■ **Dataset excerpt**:
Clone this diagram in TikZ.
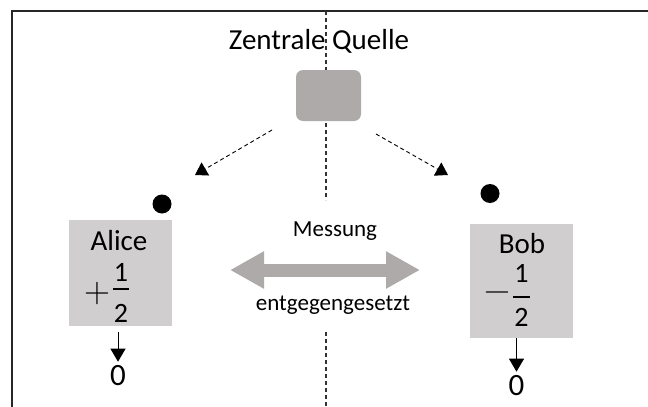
\documentclass[tikz,border=0pt]{standalone}
\usepackage{fontspec}
\setmainfont{Carlito}
\newfontfamily\zeichenfont{Latin Modern Roman}
\usetikzlibrary{arrows.meta,positioning}
\definecolor{quellgrau}{HTML}{AEAAAA}
\definecolor{kastengrau}{HTML}{D0CECE}

\begin{document}
\begin{tikzpicture}[x=1pt, y=-1pt,
	gross/.style={font=\fontsize{29}{34}\selectfont, inner sep=0pt},
	ziffer/.style={font=\fontsize{28}{32}\selectfont, inner sep=0pt},
	null/.style={font=\fontsize{31}{36}\selectfont, inner sep=0pt},
	zeichen/.style={font=\zeichenfont\fontsize{36}{40}\selectfont, inner sep=0pt},
	klein/.style={font=\fontsize{23}{28}\selectfont, inner sep=0pt},
	kasten/.style={fill=kastengrau, minimum width=103pt},
	bruch/.style={line width=1.4pt},
	teilchen/.style={circle, fill=black, minimum size=19pt, inner sep=0pt},
	flug/.style={line width=0.9pt, dash pattern=on 4pt off 3pt, -{Triangle[width=15pt,length=12pt]}},
	ergebnis/.style={line width=1pt, shorten >=3pt, -{Triangle[width=15pt,length=13pt]}}]
			%%%%% START %%%%%
			\useasboundingbox (0,0) rectangle (648,407);
			
			% Rahmen oben und links
			\draw[line width=2pt, black!85] (648,11) -- (12,11) -- (12,407);
			
			% Trennlinie in der Mitte, unterbrochen bei der Messung
			\coordinate (mitteO) at (326,11);
			\coordinate (mitteU1) at (326,200);
			\coordinate (mitteO2) at (326,332);
			\coordinate (mitteU) at (326,407);
			\draw[line width=1.2pt, black!80, dash pattern=on 4pt off 3pt] (mitteO) -- (mitteU1);
			\draw[line width=1.2pt, black!80, dash pattern=on 4pt off 3pt] (mitteO2) -- (mitteU);
			
			% Quelle
			\node[gross, anchor=base] (titel) at (319,49) {Zentrale Quelle};
			\node[fill=quellgrau, rounded corners=7pt, minimum width=65pt, minimum height=51pt] (quelle) at (328.5,95.5) {};
			
			\coordinate (abflugA) at (272,130);
			\coordinate (ankunftA) at (195,175);
			\coordinate (abflugB) at (376,134);
			\coordinate (ankunftB) at (448,175);
			\draw[flug] (abflugA) -- (ankunftA);
			\draw[flug] (abflugB) -- (ankunftB);
			
			\node[teilchen] (teilchenA) at (162,204) {};
			\node[teilchen] (teilchenB) at (490,193.5) {};
			
			% Alice
			\node[kasten, minimum height=106pt] (alice) at (120.5,273) {};
			\node[gross, anchor=base] (aliceName) at (119,250) {Alice};
			\node[zeichen] (alicePlus) at (97,294) {+};
			\node[ziffer, anchor=base] (aliceZ) at (121,281) {1};
			\node[ziffer, anchor=base] (aliceN) at (121,322) {2};
			\draw[bruch] (113,289) -- (129,289);
			\node[null, anchor=base] (nullA) at (118,385) {0};
			\draw[ergebnis] ([yshift=-6pt]alice.south -| nullA) -- (nullA.north);
			
			% Bob
			\node[kasten, minimum height=114pt] (bob) at (521,281) {};
			\node[gross, anchor=base] (bobName) at (522,253) {Bob};
			\node[zeichen] (bobMinus) at (497.5,297) {−};
			\node[ziffer, anchor=base] (bobZ) at (521.5,282) {1};
			\node[ziffer, anchor=base] (bobN) at (521.5,326) {2};
			\draw[bruch] (513,297) -- (530,297);
			\node[null, anchor=base] (nullB) at (516.5,395) {0};
			\draw[ergebnis] (bob.south -| nullB) -- (nullB.north);
			
			% Messung
			\node[klein, anchor=base] (messung) at (335,236) {Messung};
			\coordinate (links) at (230,270);
			\coordinate (rechts) at (420,270);
			\draw[quellgrau, line width=13pt, {Triangle[width=35pt,length=34pt]}-{Triangle[width=35pt,length=34pt]}] (links) -- (rechts);
			\node[klein, anchor=base] (gegen) at (333,310) {entgegengesetzt};
			%%%%% END %%%%%
\end{tikzpicture}
\end{document}
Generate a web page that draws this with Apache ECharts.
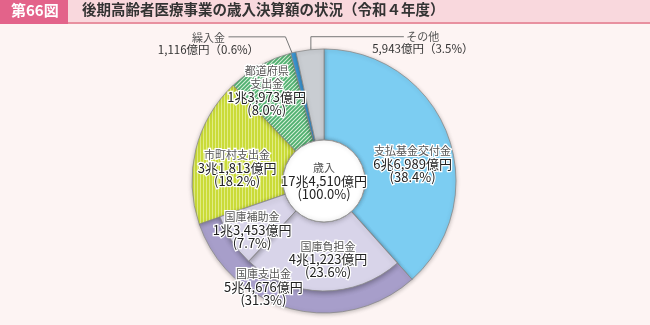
<!DOCTYPE html>
<html><head><meta charset="utf-8">
<script src="https://cdn.jsdelivr.net/npm/echarts@6/dist/echarts.min.js"></script>
<style>html,body{margin:0;padding:0;background:#fdf4f3}#c{width:650px;height:325px}</style>
</head><body><div id="c"></div><script>
// ---- data ----
const names = ['支払基金交付金','国庫支出金','市町村支出金','都道府県支出金','繰入金','その他'];
const labelNames = ['支払基金交付金','国庫支出金','市町村支出金','都道府県\n支出金','繰入金','その他'];
const values = [66989, 54676, 31813, 13973, 1116, 5943]; // 億円
const pcts = ['38.4','31.3','18.2','8.0','0.6','3.5'];
const subNames = ['国庫負担金','国庫補助金'];
const subValues = [41223, 13453];
const subPcts = ['23.6','7.7'];
const totalName = '歳入';
const totalValue = 174510;
const totalPct = '100.0';
const titleNo = '第66図';
const titleText = '後期高齢者医療事業の歳入決算額の状況（令和４年度）';

// ---- layout / style ----
const CX = 324, CY = 181, R_OUT = 132, R_BAND = 110, R_HOLE = 41;
const FONT = '"Noto Sans CJK JP","Noto Sans",sans-serif';

function oku(v){ const c = Math.floor(v/10000), r = v % 10000; const rs = r.toLocaleString('en-US'); return c ? c + '兆' + rs + '億円' : rs + '億円'; }
function makeStripe(){ const c=document.createElement('canvas'); c.width=3; c.height=4; const g=c.getContext('2d'); g.fillStyle='#cadb38'; g.fillRect(0,0,3,4); g.fillStyle='#e1ec84'; g.fillRect(2,0,1,4); return c; }
function makeHatch(){ const s=4; const c=document.createElement('canvas'); c.width=s; c.height=s; const g=c.getContext('2d'); g.fillStyle='#d9f0da'; g.fillRect(0,0,s,s); g.strokeStyle='#4fb070'; g.lineWidth=1.8; g.beginPath(); g.moveTo(-1,s+1); g.lineTo(s+1,-1); g.moveTo(-1,1); g.lineTo(1,-1); g.moveTo(s-1,s+1); g.lineTo(s+1,s-1); g.stroke(); return c; }
const colors = ['#7ccdf2','#a79eca',{image:makeStripe(),repeat:'repeat'},{image:makeHatch(),repeat:'repeat'},'#3f9ddb','#c9cdd2'];
const subColor = '#d8d4e9';

const halo = {textBorderColor:'#fff', textBorderWidth:2.5};
const rich = {
  n: Object.assign({fontFamily:FONT, fontSize:11, lineHeight:13, color:'#555'}, halo),
  v: Object.assign({fontFamily:FONT, fontSize:13, lineHeight:13, color:'#222'}, halo),
  o: {fontFamily:FONT, fontSize:11.5, lineHeight:12, color:'#333'},
  on: {fontFamily:FONT, fontSize:11, lineHeight:12, color:'#555'}
};
function inLabel(name, v, pct){ return name.split('\n').map(s => '{n|' + s + '}').join('\n') + '\n{v|' + oku(v) + '}\n{v|(' + pct + '%)}'; }
function outLabel(name, v, pct){ return '{on|' + name + '}\n{o|' + oku(v) + '（' + pct + '%）}'; }

const inOff = [[5,15],[-38,19],[0,8],[-14,-12]];
const subOff = [[5,0],[-6,6]];
const transparent = {color:'rgba(0,0,0,0)', borderWidth:0, shadowBlur:0};

const chart = echarts.init(document.getElementById('c'), null, {renderer:'canvas'});
chart.setOption({
  backgroundColor:'#fdf4f3',
  animation:false,
  graphic:[
    {type:'rect', left:0, top:0, z:10, shape:{width:650, height:23}, style:{fill:'#f9d8dd'}},
    {type:'rect', left:0, top:22, z:10, shape:{width:650, height:2}, style:{fill:'#e8909f'}},
    {type:'rect', left:0, top:0, z:11, shape:{width:68, height:24}, style:{fill:'#e3638a'}},
    {type:'text', left:11, top:3, z:12, style:{text:titleNo, fill:'#fff', font:'bold 15px ' + FONT}},
    {type:'text', left:82, top:2, z:12, style:{text:titleText, fill:'#333', font:'bold 14.5px ' + FONT}}
  ],
  series:[
    { // full ring shapes
      type:'pie', center:[CX,CY], radius:[R_HOLE,R_OUT], startAngle:90, clockwise:true, silent:true,
      label:{show:false}, labelLine:{show:false},
      itemStyle:{borderColor:'#8a8a8a', borderWidth:0.8, shadowBlur:4, shadowColor:'rgba(0,0,0,0.25)', shadowOffsetY:1},
      data: values.map((v,i) => ({name:names[i], value:v, itemStyle:{color:colors[i]}}))
    },
    { // inner split of 国庫支出金
      type:'pie', center:[CX,CY], radius:[R_HOLE,R_BAND], startAngle:90, clockwise:true, silent:true,
      avoidLabelOverlap:false, labelLine:{show:false},
      itemStyle:{borderColor:'#8a8a8a', borderWidth:0.8, shadowBlur:5, shadowColor:'rgba(0,0,0,0.3)', shadowOffsetY:2},
      label:{show:true, position:'inside', rich:rich, formatter:p => p.data.txt},
      data: [{value:values[0], itemStyle:transparent, label:{show:false}}]
        .concat(subValues.map((v,i) => ({name:subNames[i], value:v, txt:inLabel(subNames[i], v, subPcts[i]), itemStyle:{color:subColor}})))
        .concat(values.slice(2).map(v => ({value:v, itemStyle:transparent, label:{show:false}}))),
      labelLayout: p => { const k = p.dataIndex - 1; return (k >= 0 && k < 2) ? {dx:subOff[k][0], dy:subOff[k][1]} : {}; }
    },
    { // centre hole
      type:'pie', center:[CX,CY], radius:[0,R_HOLE], silent:true,
      itemStyle:{color:'#fff', borderColor:'#9a9a9a', borderWidth:1, shadowBlur:4, shadowColor:'rgba(0,0,0,0.25)'},
      label:{show:true, position:'center', rich:rich, formatter:'{n|' + totalName + '}\n{v|' + oku(totalValue) + '}\n{v|(' + totalPct + '%)}'},
      labelLine:{show:false},
      data:[{name:totalName, value:totalValue}]
    },
    { // label carrier
      type:'pie', center:[CX,CY], radius:[R_HOLE,R_OUT], startAngle:90, clockwise:true, silent:true,
      avoidLabelOverlap:false,
      itemStyle:transparent,
      label:{show:true, rich:rich, formatter:p => p.data.txt},
      data: values.map((v,i) => i < 4
        ? {name:names[i], value:v, txt:inLabel(labelNames[i], v, pcts[i]), label:{position:'inside'}, labelLine:{show:false}}
        : {name:names[i], value:v, txt:outLabel(labelNames[i], v, pcts[i]), label:{position:'outside'}, labelLine:{show:true, length:10, length2:10, lineStyle:{color:'#777', width:1}}}),
      labelLayout: function(p){
        const i = p.dataIndex;
        if (i < 4) return {dx:inOff[i][0], dy:inOff[i][1]};
        const p0 = p.labelLinePoints && p.labelLinePoints[0];
        if (!p0) return {};
        const k = (R_OUT - 9) / R_OUT;
        const tip = [CX + (p0[0]-CX)*k, CY + (p0[1]-CY)*k];
        if (i === 5) return {x:tip[0]+112, y:tip[1]-16, align:'center', verticalAlign:'middle',
          labelLinePoints:[tip, [tip[0], tip[1]-22], [tip[0]+93, tip[1]-22]]};
        return {x:tip[0]-87, y:tip[1]-18, align:'center', verticalAlign:'middle',
          labelLinePoints:[tip, [tip[0]-10, tip[1]-24.5], [tip[0]-67, tip[1]-24.5]]};
      }
    }
  ]
});
</script></body></html>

■ **WHAT IS BEING ASKED**:
Repeat only the lines between the top of the entries above and the line containing "(teilchenB) at (490,193.5)", both ends included, without the pictures.

■ **EXERCISE SOLUTION**:
Clone this diagram in TikZ.
\documentclass[tikz,border=0pt]{standalone}
\usepackage{fontspec}
\setmainfont{Carlito}
\newfontfamily\zeichenfont{Latin Modern Roman}
\usetikzlibrary{arrows.meta,positioning}
\definecolor{quellgrau}{HTML}{AEAAAA}
\definecolor{kastengrau}{HTML}{D0CECE}

\begin{document}
\begin{tikzpicture}[x=1pt, y=-1pt,
	gross/.style={font=\fontsize{29}{34}\selectfont, inner sep=0pt},
	ziffer/.style={font=\fontsize{28}{32}\selectfont, inner sep=0pt},
	null/.style={font=\fontsize{31}{36}\selectfont, inner sep=0pt},
	zeichen/.style={font=\zeichenfont\fontsize{36}{40}\selectfont, inner sep=0pt},
	klein/.style={font=\fontsize{23}{28}\selectfont, inner sep=0pt},
	kasten/.style={fill=kastengrau, minimum width=103pt},
	bruch/.style={line width=1.4pt},
	teilchen/.style={circle, fill=black, minimum size=19pt, inner sep=0pt},
	flug/.style={line width=0.9pt, dash pattern=on 4pt off 3pt, -{Triangle[width=15pt,length=12pt]}},
	ergebnis/.style={line width=1pt, shorten >=3pt, -{Triangle[width=15pt,length=13pt]}}]
			%%%%% START %%%%%
			\useasboundingbox (0,0) rectangle (648,407);
			
			% Rahmen oben und links
			\draw[line width=2pt, black!85] (648,11) -- (12,11) -- (12,407);
			
			% Trennlinie in der Mitte, unterbrochen bei der Messung
			\coordinate (mitteO) at (326,11);
			\coordinate (mitteU1) at (326,200);
			\coordinate (mitteO2) at (326,332);
			\coordinate (mitteU) at (326,407);
			\draw[line width=1.2pt, black!80, dash pattern=on 4pt off 3pt] (mitteO) -- (mitteU1);
			\draw[line width=1.2pt, black!80, dash pattern=on 4pt off 3pt] (mitteO2) -- (mitteU);
			
			% Quelle
			\node[gross, anchor=base] (titel) at (319,49) {Zentrale Quelle};
			\node[fill=quellgrau, rounded corners=7pt, minimum width=65pt, minimum height=51pt] (quelle) at (328.5,95.5) {};
			
			\coordinate (abflugA) at (272,130);
			\coordinate (ankunftA) at (195,175);
			\coordinate (abflugB) at (376,134);
			\coordinate (ankunftB) at (448,175);
			\draw[flug] (abflugA) -- (ankunftA);
			\draw[flug] (abflugB) -- (ankunftB);
			
			\node[teilchen] (teilchenA) at (162,204) {};
			\node[teilchen] (teilchenB) at (490,193.5) {};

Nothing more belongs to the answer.